Nobel Prize winner Coetzee delivers a deliberately paced and enigmatic novel about a strange child and his surrogate mother and father.
In a scene reminiscent of Kafka’s The Castle, Coetzee’s narrative opens with the arrival of an old man named Simón and his young traveling companion, David, at a resettlement center where everything is slightly awry and off pitch—there’s no key to the room they’re supposed to go to, for example, the woman in Building C is not ready for their arrival, and there’s no formal mechanism in place to help them get settled.
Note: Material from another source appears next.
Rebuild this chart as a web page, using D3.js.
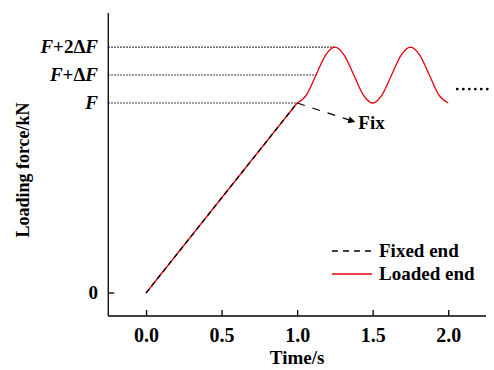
<!DOCTYPE html>
<html>
<head>
<meta charset="utf-8">
<script src="https://cdn.jsdelivr.net/npm/d3@7"></script>
<style>
  body { margin: 0; background: #fff; }
  svg { display: block; font-family: "Liberation Serif", "Times New Roman", serif; font-weight: bold; }
</style>
</head>
<body>
<div id="chart"></div>
<script>
const F = 1;
const dF = 0.147;

// loaded end: ramp to F at 1 s, then oscillates between F and F+2dF
const loadedTime = [0, 1.0, 1.0625, 1.125, 1.1875, 1.25, 1.3125, 1.375, 1.4375, 1.5,
  1.5625, 1.625, 1.6875, 1.75, 1.8125, 1.875, 1.9375, 2.0];
const loadedForce = [0, 1, 1.043, 1.147, 1.251, 1.294, 1.251, 1.147, 1.043, 1,
  1.043, 1.147, 1.251, 1.294, 1.251, 1.147, 1.043, 1];

// fixed end: ramp only
const fixedTime = [0, 1.0];
const fixedForce = [0, 1];

const xTicks = [0, 0.5, 1.0, 1.5, 2.0];
const yTicks = [
  {v: 0, parts: [["0", false]]},
  {v: F, parts: [["F", true]]},
  {v: F + dF, parts: [["F", true], ["+Δ", false], ["F", true]]},
  {v: F + 2 * dF, parts: [["F", true], ["+2Δ", false], ["F", true]]}
];

const width = 494, height = 370;

const x = d3.scaleLinear().domain([-0.25, 2.25]).range([108.25, 486]);
const y = d3.scaleLinear().domain([0, 1]).range([293, 103]);
const yBottom = 316, yTop = 13;

const svg = d3.select("#chart").append("svg")
    .attr("width", width)
    .attr("height", height);

// dotted guide lines from the axis to where the curve reaches each level
const guides = [
  {v: F, t: 1.0},
  {v: F + dF, t: 1.125},
  {v: F + 2 * dF, t: 1.25}
];
svg.append("g").selectAll("line")
  .data(guides)
  .join("line")
    .attr("x1", x(-0.25))
    .attr("x2", d => x(d.t))
    .attr("y1", d => y(d.v))
    .attr("y2", d => y(d.v))
    .attr("stroke", "#000")
    .attr("stroke-width", 1.1)
    .attr("stroke-dasharray", "1.5,1.5");

// axes
const xAxis = d3.axisBottom(x).tickValues(xTicks).tickSize(-6).tickFormat(d3.format(".1f")).tickPadding(12);
const gx = svg.append("g")
    .attr("transform", `translate(0,${yBottom})`)
    .call(xAxis);
gx.select(".domain").attr("d", `M${x(-0.25)},0H486`).attr("stroke-width", 1.3);
gx.selectAll(".tick line").attr("stroke-width", 1.3);
gx.selectAll(".tick text")
    .attr("font-family", "Liberation Serif, serif")
    .attr("font-weight", "bold")
    .attr("font-size", 20)
    .attr("fill", "#000");

svg.append("line")
    .attr("x1", x(-0.25)).attr("x2", x(-0.25))
    .attr("y1", yTop).attr("y2", yBottom)
    .attr("stroke", "#000").attr("stroke-width", 1.3);
svg.append("line")
    .attr("x1", x(-0.25)).attr("x2", x(-0.25) + 6)
    .attr("y1", y(0)).attr("y2", y(0))
    .attr("stroke", "#000").attr("stroke-width", 1.3);

const yLab = svg.append("g").selectAll("text")
  .data(yTicks)
  .join("text")
    .attr("x", 98)
    .attr("y", d => y(d.v) + 6)
    .attr("text-anchor", "end")
    .attr("font-size", 19);
yLab.selectAll("tspan")
  .data(d => d.parts)
  .join("tspan")
    .attr("font-style", d => d[1] ? "italic" : "normal")
    .text(d => d[0]);

// axis titles
svg.append("text")
    .attr("x", x(1.0))
    .attr("y", 364)
    .attr("text-anchor", "middle")
    .attr("font-size", 19)
    .text("Time/s");
svg.append("text")
    .attr("transform", `translate(29,170) rotate(-90)`)
    .attr("text-anchor", "middle")
    .attr("font-size", 18)
    .text("Loading force/kN");

// curves: ramp drawn straight, oscillation smoothed
const line = d3.line()
    .x(d => x(d[0]))
    .y(d => y(d[1]));
const smooth = d3.line()
    .x(d => x(d[0]))
    .y(d => y(d[1]))
    .curve(d3.curveMonotoneX);

const loaded = loadedTime.map((t, i) => [t, loadedForce[i]]);
const split = loadedTime.indexOf(1.0);

svg.append("path")
    .datum(loaded.slice(0, split + 1))
    .attr("fill", "none")
    .attr("stroke", "#e8000b")
    .attr("stroke-width", 1.3)
    .attr("d", line);
svg.append("path")
    .datum(loaded.slice(split))
    .attr("fill", "none")
    .attr("stroke", "#e8000b")
    .attr("stroke-width", 1.3)
    .attr("d", smooth);

svg.append("path")
    .datum(fixedTime.map((t, i) => [t, fixedForce[i]]))
    .attr("fill", "none")
    .attr("stroke", "#000")
    .attr("stroke-width", 1.3)
    .attr("stroke-dasharray", "5,4")
    .attr("d", line);

// "Fix" annotation arrow
const tip = [1.385, 0.9];
svg.append("defs").append("marker")
    .attr("id", "arrow")
    .attr("viewBox", "0 0 10 10")
    .attr("refX", 10).attr("refY", 5)
    .attr("markerWidth", 10).attr("markerHeight", 7)
    .attr("markerUnits", "userSpaceOnUse")
    .attr("orient", "auto")
  .append("path")
    .attr("d", "M0,0L10,5L0,10Z")
    .attr("fill", "#000");
svg.append("line")
    .attr("x1", x(1.0)).attr("y1", y(1))
    .attr("x2", x(tip[0])).attr("y2", y(tip[1]))
    .attr("stroke", "#000")
    .attr("stroke-width", 1.2)
    .attr("stroke-dasharray", "8,8")
    .attr("marker-end", "url(#arrow)");
svg.append("text")
    .attr("x", x(tip[0]) + 3)
    .attr("y", y(tip[1]) + 7)
    .attr("font-size", 19)
    .text("Fix");

// continuation dots
svg.append("line")
    .attr("x1", x(2.06)).attr("x2", x(2.29))
    .attr("y1", y(F + dF / 2)).attr("y2", y(F + dF / 2))
    .attr("stroke", "#000")
    .attr("stroke-width", 2.8)
    .attr("stroke-linecap", "round")
    .attr("stroke-dasharray", "0,6");

// legend
const legend = [
  {label: "Fixed end", color: "#000", dash: "6,5", y: 251},
  {label: "Loaded end", color: "#e8000b", dash: null, y: 274}
];
const lg = svg.append("g").selectAll("g")
  .data(legend)
  .join("g")
    .attr("transform", d => `translate(332,${d.y})`);
lg.append("line")
    .attr("x1", 0).attr("x2", 40)
    .attr("stroke", d => d.color)
    .attr("stroke-width", 1.3)
    .attr("stroke-dasharray", d => d.dash);
lg.append("text")
    .attr("x", 47)
    .attr("y", 6)
    .attr("font-size", 19)
    .text(d => d.label);
</script>
</body>
</html>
We learn that they’ve been at “the camp” and now hope to start a new life, but owing to some missing paperwork, David has become separated from his mother, so Simón vows to help him reunite with her. All he knows is that he will intuitively recognize her as David’s mother when he sees her. At first, David is more preoccupied with his hunger than with anything else, but then he meets Fidel, a young boy, and his mother, Elena, a violin teacher with whom Simón has occasional casual sex. Meanwhile, Simón has gotten a job unlading boats, demanding work made somewhat lighter by the philosophical discussions he has with Álvaro, his boss. Simon also meets Inés, a woman who he’s certain is David’s mother, and even though there’s much ambiguity about this relationship, she begins to fulfill a motherly role, almost overly so, for she becomes overbearing and bullying.
This is an unconventional novel indeed, with inscrutable characters wandering through a bleak and tenebrous world.